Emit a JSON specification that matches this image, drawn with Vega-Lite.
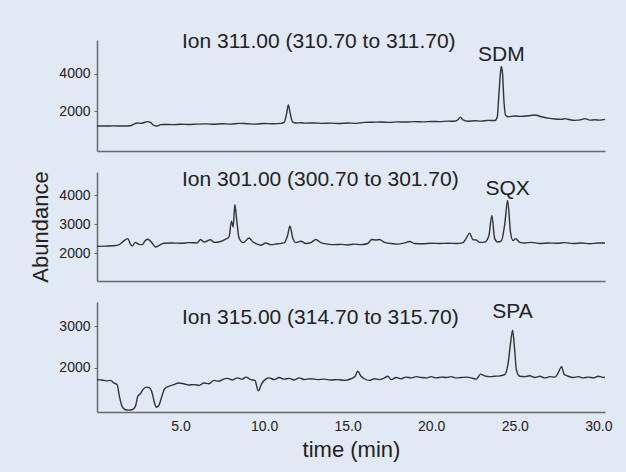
{
  "$schema": "https://vega.github.io/schema/vega-lite/v6.json",
  "background": "#e1e9f4",
  "padding": {"left": 29, "top": 31, "right": 17, "bottom": 12},
  "spacing": 21,
  "bounds": "flush",
  "config": {
    "view": {"stroke": null},
    "font": "Liberation Sans",
    "axis": {
      "domainColor": "#6a6a6a", "domainWidth": 1.5, "tickColor": "#6a6a6a", "tickSize": 3,
      "labelFont": "Liberation Sans", "labelFontSize": 14, "labelColor": "#222", "labelPadding": 4,
      "grid": false, "labelFlush": false,
      "titleFont": "Liberation Sans", "titleFontSize": 22, "titleFontWeight": "normal", "titleColor": "#222"
    },
    "title": {"font": "Liberation Sans", "fontSize": 21, "fontWeight": "normal", "color": "#222", "anchor": "start", "frame": "group", "baseline": "middle", "offset": 0, "dx": 85}
  },
  "datasets": {
    "p1": [
      {"t":0,"v":1230},{"t":0.5,"v":1225},{"t":1.0,"v":1235},{"t":1.5,"v":1228},{"t":2.0,"v":1240},{"t":2.2,"v":1330},{"t":2.4,"v":1390},{"t":2.6,"v":1370},{"t":2.8,"v":1400},{"t":3.0,"v":1460},{"t":3.2,"v":1420},{"t":3.4,"v":1260},{"t":3.6,"v":1230},{"t":3.8,"v":1300},{"t":4.0,"v":1310},{"t":4.5,"v":1300},{"t":5.0,"v":1320},{"t":5.5,"v":1310},{"t":6.0,"v":1330},{"t":6.5,"v":1340},{"t":7.0,"v":1320},{"t":7.5,"v":1350},{"t":8.0,"v":1330},{"t":8.5,"v":1370},{"t":9.0,"v":1350},{"t":9.5,"v":1330},{"t":10.0,"v":1360},{"t":10.5,"v":1350},{"t":11.0,"v":1370},{"t":11.2,"v":1420},{"t":11.35,"v":1900},{"t":11.45,"v":2350},{"t":11.55,"v":1950},{"t":11.7,"v":1450},{"t":11.9,"v":1390},{"t":12.2,"v":1400},{"t":12.5,"v":1380},{"t":13.0,"v":1390},{"t":13.5,"v":1370},{"t":14.0,"v":1380},{"t":14.5,"v":1360},{"t":15.0,"v":1390},{"t":15.5,"v":1370},{"t":16.0,"v":1420},{"t":16.5,"v":1430},{"t":17.0,"v":1440},{"t":17.5,"v":1420},{"t":18.0,"v":1450},{"t":18.5,"v":1440},{"t":19.0,"v":1460},{"t":19.5,"v":1450},{"t":20.0,"v":1470},{"t":20.5,"v":1460},{"t":21.0,"v":1490},{"t":21.4,"v":1480},{"t":21.6,"v":1560},{"t":21.75,"v":1700},{"t":21.9,"v":1550},{"t":22.2,"v":1480},{"t":22.6,"v":1510},{"t":23.0,"v":1490},{"t":23.4,"v":1530},{"t":23.8,"v":1520},{"t":23.95,"v":1700},{"t":24.05,"v":2900},{"t":24.15,"v":4100},{"t":24.2,"v":4400},{"t":24.27,"v":4000},{"t":24.35,"v":2600},{"t":24.45,"v":1800},{"t":24.6,"v":1720},{"t":25.0,"v":1760},{"t":25.4,"v":1740},{"t":25.8,"v":1770},{"t":26.2,"v":1810},{"t":26.6,"v":1720},{"t":27.0,"v":1650},{"t":27.4,"v":1600},{"t":27.8,"v":1580},{"t":28.0,"v":1620},{"t":28.3,"v":1560},{"t":28.6,"v":1530},{"t":29.0,"v":1570},{"t":29.2,"v":1620},{"t":29.5,"v":1540},{"t":29.8,"v":1560},{"t":30.1,"v":1540},{"t":30.4,"v":1580}
    ],
    "p2": [
      {"t":0,"v":2230},{"t":0.5,"v":2240},{"t":1.0,"v":2250},{"t":1.3,"v":2280},{"t":1.6,"v":2420},{"t":1.85,"v":2500},{"t":2.0,"v":2300},{"t":2.1,"v":2240},{"t":2.3,"v":2370},{"t":2.5,"v":2300},{"t":2.7,"v":2290},{"t":2.9,"v":2440},{"t":3.05,"v":2480},{"t":3.25,"v":2380},{"t":3.5,"v":2210},{"t":3.7,"v":2260},{"t":4.0,"v":2340},{"t":4.5,"v":2350},{"t":5.0,"v":2340},{"t":5.5,"v":2360},{"t":6.0,"v":2350},{"t":6.2,"v":2470},{"t":6.4,"v":2380},{"t":6.8,"v":2460},{"t":7.0,"v":2370},{"t":7.4,"v":2400},{"t":7.7,"v":2480},{"t":7.9,"v":2560},{"t":8.05,"v":3100},{"t":8.15,"v":2900},{"t":8.25,"v":3680},{"t":8.35,"v":3200},{"t":8.5,"v":2520},{"t":8.75,"v":2360},{"t":9.1,"v":2520},{"t":9.3,"v":2400},{"t":9.5,"v":2330},{"t":9.8,"v":2270},{"t":10.1,"v":2350},{"t":10.4,"v":2290},{"t":10.8,"v":2320},{"t":11.2,"v":2350},{"t":11.4,"v":2600},{"t":11.55,"v":2940},{"t":11.7,"v":2550},{"t":11.9,"v":2360},{"t":12.2,"v":2410},{"t":12.5,"v":2330},{"t":12.8,"v":2360},{"t":13.1,"v":2470},{"t":13.4,"v":2360},{"t":13.8,"v":2310},{"t":14.2,"v":2290},{"t":14.6,"v":2300},{"t":15.0,"v":2280},{"t":15.4,"v":2310},{"t":15.8,"v":2290},{"t":16.2,"v":2330},{"t":16.45,"v":2470},{"t":16.7,"v":2450},{"t":16.9,"v":2470},{"t":17.2,"v":2370},{"t":17.6,"v":2330},{"t":18.0,"v":2310},{"t":18.4,"v":2350},{"t":18.7,"v":2400},{"t":19.0,"v":2330},{"t":19.5,"v":2320},{"t":20.0,"v":2340},{"t":20.5,"v":2330},{"t":21.0,"v":2340},{"t":21.5,"v":2330},{"t":21.9,"v":2360},{"t":22.1,"v":2520},{"t":22.3,"v":2690},{"t":22.5,"v":2460},{"t":22.7,"v":2450},{"t":22.9,"v":2370},{"t":23.2,"v":2380},{"t":23.45,"v":2600},{"t":23.63,"v":3300},{"t":23.8,"v":2500},{"t":24.0,"v":2380},{"t":24.2,"v":2420},{"t":24.4,"v":3000},{"t":24.57,"v":3820},{"t":24.75,"v":2700},{"t":24.9,"v":2430},{"t":25.05,"v":2500},{"t":25.3,"v":2370},{"t":25.6,"v":2350},{"t":26.0,"v":2370},{"t":26.5,"v":2330},{"t":27.0,"v":2350},{"t":27.5,"v":2340},{"t":28.0,"v":2360},{"t":28.5,"v":2330},{"t":29.0,"v":2350},{"t":29.5,"v":2320},{"t":30.0,"v":2350},{"t":30.4,"v":2350}
    ],
    "p3": [
      {"t":0,"v":1720},{"t":0.3,"v":1710},{"t":0.55,"v":1690},{"t":0.8,"v":1700},{"t":1.0,"v":1640},{"t":1.2,"v":1600},{"t":1.35,"v":1300},{"t":1.5,"v":1080},{"t":1.7,"v":1000},{"t":1.9,"v":990},{"t":2.1,"v":1000},{"t":2.3,"v":1080},{"t":2.45,"v":1330},{"t":2.6,"v":1380},{"t":2.75,"v":1480},{"t":2.95,"v":1540},{"t":3.15,"v":1520},{"t":3.3,"v":1400},{"t":3.45,"v":1150},{"t":3.55,"v":1060},{"t":3.7,"v":1100},{"t":3.85,"v":1280},{"t":4.05,"v":1500},{"t":4.3,"v":1560},{"t":4.6,"v":1600},{"t":4.9,"v":1640},{"t":5.2,"v":1620},{"t":5.5,"v":1590},{"t":5.8,"v":1600},{"t":6.1,"v":1580},{"t":6.4,"v":1640},{"t":6.7,"v":1620},{"t":7.0,"v":1700},{"t":7.3,"v":1680},{"t":7.5,"v":1720},{"t":7.8,"v":1750},{"t":8.1,"v":1710},{"t":8.4,"v":1760},{"t":8.7,"v":1730},{"t":8.9,"v":1780},{"t":9.2,"v":1720},{"t":9.45,"v":1700},{"t":9.65,"v":1450},{"t":9.85,"v":1620},{"t":10.1,"v":1730},{"t":10.3,"v":1760},{"t":10.6,"v":1720},{"t":10.9,"v":1770},{"t":11.2,"v":1730},{"t":11.5,"v":1750},{"t":11.8,"v":1710},{"t":12.1,"v":1760},{"t":12.4,"v":1720},{"t":12.8,"v":1740},{"t":13.2,"v":1720},{"t":13.6,"v":1730},{"t":14.0,"v":1710},{"t":14.4,"v":1720},{"t":14.8,"v":1700},{"t":15.2,"v":1740},{"t":15.45,"v":1800},{"t":15.6,"v":1920},{"t":15.8,"v":1800},{"t":16.0,"v":1740},{"t":16.3,"v":1700},{"t":16.6,"v":1740},{"t":16.9,"v":1720},{"t":17.2,"v":1760},{"t":17.4,"v":1800},{"t":17.6,"v":1720},{"t":17.9,"v":1770},{"t":18.2,"v":1740},{"t":18.5,"v":1780},{"t":18.8,"v":1760},{"t":19.1,"v":1790},{"t":19.4,"v":1770},{"t":19.7,"v":1760},{"t":20.0,"v":1790},{"t":20.3,"v":1760},{"t":20.6,"v":1780},{"t":20.9,"v":1770},{"t":21.2,"v":1790},{"t":21.5,"v":1760},{"t":21.8,"v":1770},{"t":22.1,"v":1780},{"t":22.4,"v":1760},{"t":22.7,"v":1730},{"t":22.95,"v":1850},{"t":23.2,"v":1810},{"t":23.5,"v":1790},{"t":23.8,"v":1800},{"t":24.1,"v":1810},{"t":24.4,"v":1840},{"t":24.6,"v":2100},{"t":24.75,"v":2600},{"t":24.87,"v":2900},{"t":24.98,"v":2500},{"t":25.1,"v":1950},{"t":25.3,"v":1800},{"t":25.6,"v":1790},{"t":25.9,"v":1810},{"t":26.2,"v":1770},{"t":26.5,"v":1800},{"t":26.8,"v":1760},{"t":27.1,"v":1790},{"t":27.4,"v":1780},{"t":27.6,"v":1880},{"t":27.8,"v":2030},{"t":27.95,"v":1850},{"t":28.2,"v":1800},{"t":28.5,"v":1770},{"t":28.8,"v":1790},{"t":29.1,"v":1760},{"t":29.4,"v":1780},{"t":29.7,"v":1760},{"t":30.0,"v":1800},{"t":30.2,"v":1780},{"t":30.4,"v":1770}
    ],
    "peaks": [
      {"panel": 1, "t": 24.2, "v": 4400, "name": "SDM"},
      {"panel": 2, "t": 24.57, "v": 3820, "name": "SQX"},
      {"panel": 3, "t": 24.87, "v": 2900, "name": "SPA"}
    ]
  },
  "vconcat": [
    {
      "width": 508, "height": 111,
      "title": {"text": "Ion 311.00 (310.70 to 311.70)", "dy": 16},
      "layer": [
        {
          "data": {"name": "p1"},
          "mark": {"type": "line", "color": "#333", "strokeWidth": 1.4, "interpolate": "monotone"},
          "encoding": {
            "x": {"field": "t", "type": "quantitative", "scale": {"domain": [0, 30.4], "nice": false, "zero": false}, "axis": {"labels": false, "ticks": false, "title": null}},
            "y": {"field": "v", "type": "quantitative", "scale": {"domain": [-100, 5800], "nice": false, "zero": false}, "axis": {"values": [2000, 4000], "format": "d", "title": null}}
          }
        },
        {
          "data": {"name": "peaks"},
          "transform": [{"filter": "datum.panel === 1"}],
          "mark": {"type": "text", "baseline": "bottom", "dy": -1, "fontSize": 21, "color": "#222"},
          "encoding": {
            "x": {"field": "t", "type": "quantitative"},
            "y": {"field": "v", "type": "quantitative"},
            "text": {"field": "name"}
          }
        }
      ]
    },
    {
      "width": 508, "height": 109,
      "title": {"text": "Ion 301.00 (300.70 to 301.70)", "dy": 23},
      "layer": [
        {
          "data": {"name": "p2"},
          "mark": {"type": "line", "color": "#333", "strokeWidth": 1.4, "interpolate": "monotone"},
          "encoding": {
            "x": {"field": "t", "type": "quantitative", "scale": {"domain": [0, 30.4], "nice": false, "zero": false}, "axis": {"labels": false, "ticks": false, "title": null}},
            "y": {"field": "v", "type": "quantitative", "scale": {"domain": [1030, 4810], "nice": false, "zero": false}, "axis": {"values": [2000, 3000, 4000], "format": "d", "title": "Abundance", "titlePadding": 6}}
          }
        },
        {
          "data": {"name": "peaks"},
          "transform": [{"filter": "datum.panel === 2"}],
          "mark": {"type": "text", "baseline": "bottom", "dy": -2, "fontSize": 21, "color": "#222"},
          "encoding": {
            "x": {"field": "t", "type": "quantitative"},
            "y": {"field": "v", "type": "quantitative"},
            "text": {"field": "name"}
          }
        }
      ]
    },
    {
      "width": 508, "height": 110,
      "title": {"text": "Ion 315.00 (314.70 to 315.70)", "dy": 31},
      "layer": [
        {
          "data": {"name": "p3"},
          "mark": {"type": "line", "color": "#333", "strokeWidth": 1.4, "interpolate": "monotone"},
          "encoding": {
            "x": {"field": "t", "type": "quantitative", "scale": {"domain": [0, 30.4], "nice": false, "zero": false}, "axis": {"values": [5, 10, 15, 20, 25, 30], "format": ".1f", "ticks": false, "labelPadding": 7, "title": "time (min)", "titlePadding": 6}},
            "y": {"field": "v", "type": "quantitative", "scale": {"domain": [945, 3575], "nice": false, "zero": false}, "axis": {"values": [2000, 3000], "format": "d", "title": null}}
          }
        },
        {
          "data": {"name": "peaks"},
          "transform": [{"filter": "datum.panel === 3"}],
          "mark": {"type": "text", "baseline": "bottom", "dy": -8, "fontSize": 21, "color": "#222"},
          "encoding": {
            "x": {"field": "t", "type": "quantitative"},
            "y": {"field": "v", "type": "quantitative"},
            "text": {"field": "name"}
          }
        }
      ]
    }
  ]
}
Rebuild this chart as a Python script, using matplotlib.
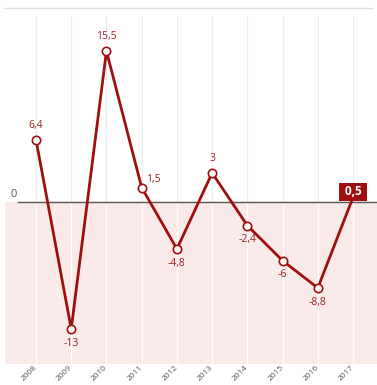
import matplotlib.pyplot as plt
from matplotlib.lines import Line2D

plt.rcParams["font.family"] = ["Open Sans", "DejaVu Sans"]

years = [2008, 2009, 2010, 2011, 2012, 2013, 2014, 2015, 2016, 2017]
values = [6.4, -13, 15.5, 1.5, -4.8, 3, -2.4, -6, -8.8, 0.5]
labels = ["6,4", "-13", "15,5", "1,5", "-4,8", "3", "-2,4", "-6", "-8,8", "0,5"]

red = "#a00f0f"
label_red = "#9c2323"

W, H = 377, 385
fig = plt.figure(figsize=(W / 100, H / 100), dpi=100)
ax = fig.add_axes([5 / W, (H - 364) / H, 372 / W, (364 - 15) / H])

ymin, ymax = -16.6, 19.2
ax.set_xlim(2007.12, 2017.68)
ax.set_ylim(ymin, ymax)

# pink area below zero
ax.axhspan(ymin, 0, color="#fbeaea", zorder=0)

# vertical grid
ax.vlines(years, 0, ymax, color="#ececec", linewidth=0.8, zorder=1)
ax.vlines(years, ymin, 0, color="#ffffff", linewidth=0.8, zorder=1)

# zero line
ax.plot([2007.5, 2017.68], [0, 0], color="#555555", linewidth=1.0, zorder=2)
ax.text(2007.45, 0.25, "0", color="#555555", fontsize=8, ha="right", va="bottom")

ax.plot(years[:-1], values[:-1], color=red, linewidth=2.0, zorder=3,
        marker="o", markersize=6, markerfacecolor="white",
        markeredgecolor=red, markeredgewidth=1.2)
ax.plot(years[-2:], values[-2:], color=red, linewidth=2.0, zorder=2.5)

for x, y, t in zip(years[:-1], values[:-1], labels[:-1]):
    if t == "1,5":
        ax.text(x + 0.12, y + 0.3, t, color=label_red, fontsize=7.5,
                ha="left", va="bottom")
    elif y >= 0:
        ax.text(x, y + 0.9, t, color=label_red, fontsize=7.5,
                ha="center", va="bottom")
    else:
        ax.text(x, y - 0.9, t, color=label_red, fontsize=7.5,
                ha="center", va="top")

ax.text(years[-1], values[-1] + 0.55, " " + labels[-1] + " ", color="white",
        fontsize=8.5, fontweight="bold", ha="center", va="center", zorder=5,
        bbox=dict(boxstyle="square,pad=0.2", facecolor=red, edgecolor="none"))

ax.set_xticks(years)
ax.set_xticklabels([str(y) for y in years], rotation=45, ha="right", va="center",
                   rotation_mode="anchor", fontsize=6, color="#555555")
ax.tick_params(axis="x", length=0, pad=2)
ax.set_yticks([])
for s in ax.spines.values():
    s.set_visible(False)

# header rule
fig.add_artist(Line2D([5 / W, 372 / W], [1 - 8 / H, 1 - 8 / H],
                      color="#dddddd", linewidth=1))

fig.savefig("out.png", dpi=100)
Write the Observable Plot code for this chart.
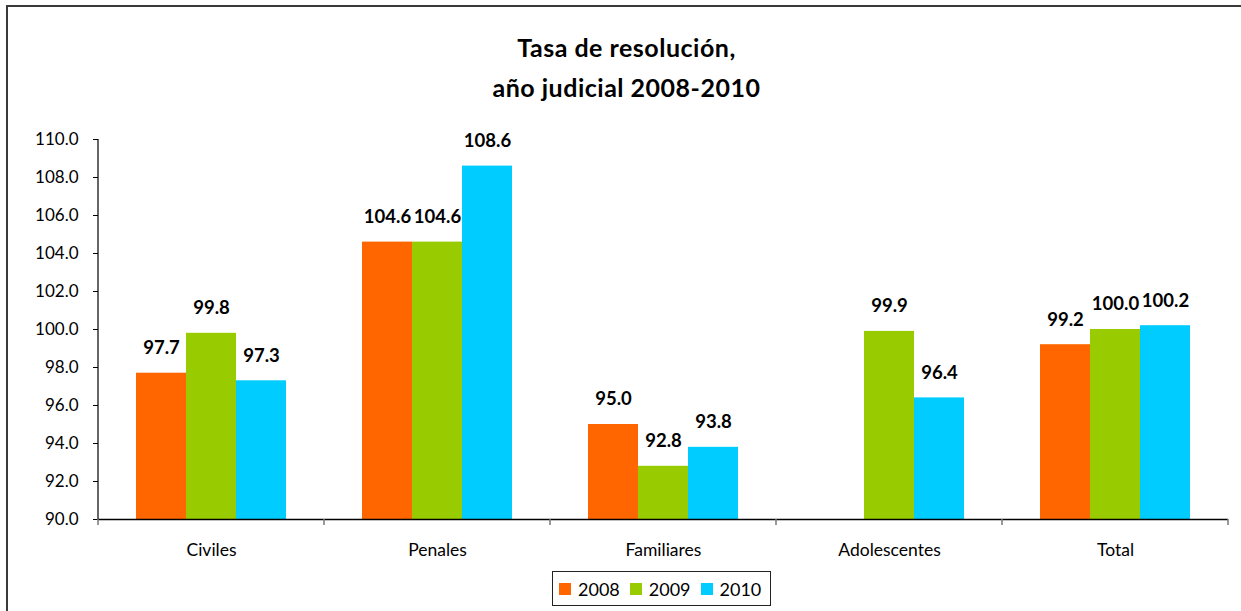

* [Aim] Only the stretch from the line with "Rebuild this chart" through the line with "ax.set_ylim(ymin, ymax)" should be copied, exactly and with both ends. Drop the pictures.

* [Result of the task]
Rebuild this chart as a Python script, using matplotlib.
import matplotlib.pyplot as plt
from matplotlib.lines import Line2D

plt.rcParams["font.family"] = ["Open Sans", "DejaVu Sans"]

years = [2008, 2009, 2010, 2011, 2012, 2013, 2014, 2015, 2016, 2017]
values = [6.4, -13, 15.5, 1.5, -4.8, 3, -2.4, -6, -8.8, 0.5]
labels = ["6,4", "-13", "15,5", "1,5", "-4,8", "3", "-2,4", "-6", "-8,8", "0,5"]

red = "#a00f0f"
label_red = "#9c2323"

W, H = 377, 385
fig = plt.figure(figsize=(W / 100, H / 100), dpi=100)
ax = fig.add_axes([5 / W, (H - 364) / H, 372 / W, (364 - 15) / H])

ymin, ymax = -16.6, 19.2
ax.set_xlim(2007.12, 2017.68)
ax.set_ylim(ymin, ymax)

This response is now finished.